Does What You Wear Matter?
Sage Maaranen races and coaches triathlon, running, cycling and swim for youth, high school and adults.
For the 2018 season she’s partnered with us in her pursuit of road-triathlon racing. Below is a snippet of her experience learning the ropes of proper clothing choices for Triathletes:
My first season of triathlon, I entered the sport absolutely clueless. The spectacle of a multisport event was daunting and sorting out the essential gear and clothing was a challenge. Race after race I experimented with swim suits, soggy bike shorts, and cham-less spandex, always on a borrowed bike with a pair of cracked fashion sunglasses. I looked like a completer, not a competitor. While playing the unsuspected threat was fun, it sure was nice when I discovered sport-specific, high performance gear that moved with my body and didn’t slow me down or chafe.
- A good, light chamois that won’t retain water
- Legs that stay in place but don’t make your feet go numb!
- A neck and armpit line that don’t rub or pinch
- Light but durable fabric
- Sunglasses that fit with your helmet and keep your eyes from watering on the bike
- Rear jersey pockets for energy gels
- Pockets deep enough to hold said gels
- Flat seams that won’t cause unnecessary chaffing
- Grip cuffs to prevent arms or legs from moving around
- Grip cuffs that don’t itch
- Enhanced moisture wicking around chest, back and armpits
- Locking zipper
- Pull string if zipper is on rear
- For two-piece kits, a high waistband or one designed to prevent the uncomfortable belly-fold that with riding in the aero position
Once the essentials are covered, it’s fun to look at the specific perks of various attire. Personally I’m a fan of a one-piece tri suit. Not only is it more aerodynamic, but it stays put through wetsuit stripping and prevents the top from riding up while you run. However, for longer events with bathroom breaks, or if gastric distress is a known issue, two-piece kits may be a good option.
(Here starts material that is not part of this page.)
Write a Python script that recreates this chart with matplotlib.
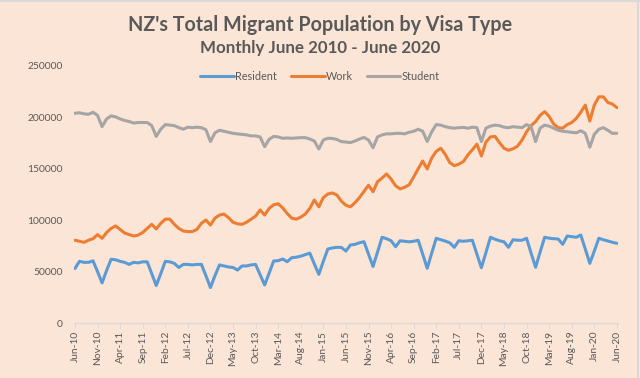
import matplotlib
matplotlib.use("Agg")
import matplotlib.pyplot as plt
from matplotlib.lines import Line2D

tick_labels = ["Jun-10", "Nov-10", "Apr-11", "Sep-11", "Feb-12", "Jul-12", "Dec-12",
               "May-13", "Oct-13", "Mar-14", "Aug-14", "Jan-15", "Jun-15", "Nov-15",
               "Apr-16", "Sep-16", "Feb-17", "Jul-17", "Dec-17", "May-18", "Oct-18",
               "Mar-19", "Aug-19", "Jan-20", "Jun-20"]

resident = [
    53000, 60000, 59000, 59000, 60500, 50000, 39000, 51000, 62000, 61500, 60000, 59000,
    57000, 59000, 58500, 59500, 59500, 48000, 36500, 48000, 60000, 59500, 58000, 54000,
    57000, 57000, 56500, 57000, 57000, 46000, 34500, 46000, 56500, 55500, 54500, 54000,
    51500, 55500, 55500, 56500, 57000, 47000, 37000, 48500, 60300, 60600, 62300, 59600,
    63500, 64000, 65000, 66500, 68000, 57500, 47400, 60000, 72000, 73000, 73600, 73500,
    70000, 75900, 76500, 78000, 79100, 67000, 55000, 69000, 83400, 82000, 80000, 74200,
    80000, 79500, 79000, 79500, 80500, 67000, 53200, 68000, 82400, 81000, 79700, 78000,
    73600, 80000, 79500, 80000, 80500, 67000, 53800, 68500, 83400, 81500, 80000, 79000,
    73600, 81000, 80500, 80500, 82400, 68000, 54200, 69000, 83400, 82500, 82000, 81700,
    76500, 84600, 84000, 83400, 85600, 72000, 58000, 70000, 82400, 81000, 79800, 78500,
    77500]

work = [
    80500, 79500, 78500, 80500, 82000, 86000, 82400, 88000, 92000, 94400, 91000, 87500,
    86000, 84600, 85500, 88000, 92000, 96000, 91500, 97000, 101000, 101000, 96000, 92000,
    89500, 88900, 89000, 91000, 97000, 100200, 95300, 102000, 105000, 106000, 102500, 98000,
    96500, 96000, 98000, 101000, 104000, 110000, 105000, 111500, 115000, 116000, 112000, 106500,
    102000, 101000, 103000, 106000, 111500, 119700, 113000, 122000, 125500, 126500, 124500, 118500,
    114500, 113000, 117000, 122000, 128000, 134000, 127700, 137500, 141000, 145000, 140000, 133500,
    130500, 132000, 134500, 142000, 150000, 157600, 149800, 160500, 167000, 170000, 164000, 156000,
    153000, 154500, 157000, 163500, 168500, 174000, 162500, 176000, 181000, 181500, 175500, 170000,
    168000, 169500, 172000, 178000, 186000, 192000, 196000, 202000, 205600, 201000, 193500, 190000,
    189500, 193000, 195000, 199000, 205000, 212000, 196500, 212000, 220000, 220000, 214500, 213000,
    209500]

student = [
    204000, 204500, 203500, 203000, 205000, 202000, 191000, 198500, 201500, 200500, 198500, 197000,
    196000, 194500, 195000, 195000, 195000, 192000, 181500, 188500, 193000, 192500, 192000, 190000,
    188500, 190500, 190000, 190500, 190000, 188000, 176500, 185000, 187500, 186500, 185500, 184500,
    184000, 183500, 183000, 182000, 182000, 181000, 171500, 178700, 181500, 181000, 179700, 180000,
    179700, 180000, 180300, 180300, 179000, 177000, 169300, 178000, 179700, 179500, 178500, 176500,
    176000, 175500, 177000, 179000, 180500, 178000, 170500, 181000, 183000, 184000, 184000, 184500,
    184500, 184000, 185500, 186500, 188500, 186500, 176500, 186000, 193000, 192500, 191000, 190000,
    189500, 190000, 190300, 189500, 190500, 190000, 176500, 189500, 191500, 192500, 192000, 190500,
    190000, 191000, 190500, 190000, 193000, 191000, 176500, 189500, 192500, 191500, 189500, 187500,
    186500, 186000, 185500, 185000, 187000, 184500, 171000, 183500, 188500, 190000, 187500, 184500,
    184500]

series_names = ["Resident", "Work", "Student"]
colors = ["#5B9BD5", "#ED7D31", "#A5A5A5"]

plt.rcParams["font.family"] = ["Lato", "DejaVu Sans"]
BG = "#FBE5D6"
TXT = "#595959"

fig = plt.figure(figsize=(6.4, 3.78), dpi=100, facecolor=BG)
ax = fig.add_axes([0.115, 0.1455, 0.851, 0.6799])
ax.set_facecolor(BG)

x = list(range(len(resident)))
for vals, name, c in zip([resident, work, student], series_names, colors):
    ax.plot(x, vals, color=c, lw=2.2, label=name, solid_joinstyle="round",
            solid_capstyle="round")

ax.set_ylim(0, 250000)
ax.set_yticks(range(0, 250001, 50000))
ax.set_xlim(-0.3, 120.3)
ax.set_xticks(range(0, 121, 5))
ax.set_xticklabels(tick_labels, rotation=90)

for s in ["top", "right", "left"]:
    ax.spines[s].set_visible(False)
ax.spines["bottom"].set_color("#D9D9D9")
ax.spines["bottom"].set_linewidth(0.9)
ax.tick_params(axis="y", length=0, pad=8, labelsize=7.4, labelcolor=TXT)
ax.tick_params(axis="x", length=3.5, width=0.8, color="#D9D9D9", pad=2,
               labelsize=7.4, labelcolor=TXT)

fig.text(0.5, 1 - 25 / 378, "NZ's Total Migrant Population by Visa Type",
         ha="center", va="center", fontsize=14.2, fontweight="bold", color=TXT)
fig.text(0.5, 1 - 48 / 378, "Monthly June 2010 - June 2020",
         ha="center", va="center", fontsize=12.2, fontweight="bold", color=TXT)

fig.legend(loc="center", bbox_to_anchor=(0.5, 1 - 76 / 378), ncol=3, frameon=False,
           fontsize=7.8, labelcolor=TXT, handlelength=3.1, handletextpad=0.1,
           columnspacing=1.3)

fig.add_artist(Line2D([0, 1], [0.998, 0.998], transform=fig.transFigure,
                      color="#D9D9D9", lw=1.5))
fig.add_artist(Line2D([0.997, 0.997], [0, 1], transform=fig.transFigure,
                      color="#D9D9D9", lw=1.5))

fig.savefig("out.png", dpi=100, facecolor=BG)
Finally, design. Coming from my cracked sunglasses and “roughing it” mentality, I was surprised by how design really can have an impact. Showing up on race day in something that looks slick and resonates with who you are as a racer can bolster confidence and the mental game. This year I’m rocking a Hyperthreads custom kit that when it’s go-time, all I have to do is take a quick look at myself in a bright and confettied kit to remember this year’s race mantra: “Sage is here to party!”
Like I discovered that first season, you really can race in just about anything, but choosing race attire smartly sure can save you a lot of discomfort. To summarize the advice I wish I’d gotten that first season of triathlon:
- Find race attire that is specific to your sport and race distance.
- Make sure it’s comfortable with no irritants to distract
- Chose a look that resonates with your identity. You want to be psyched to jump out of bed at 4am race morning just to put it on!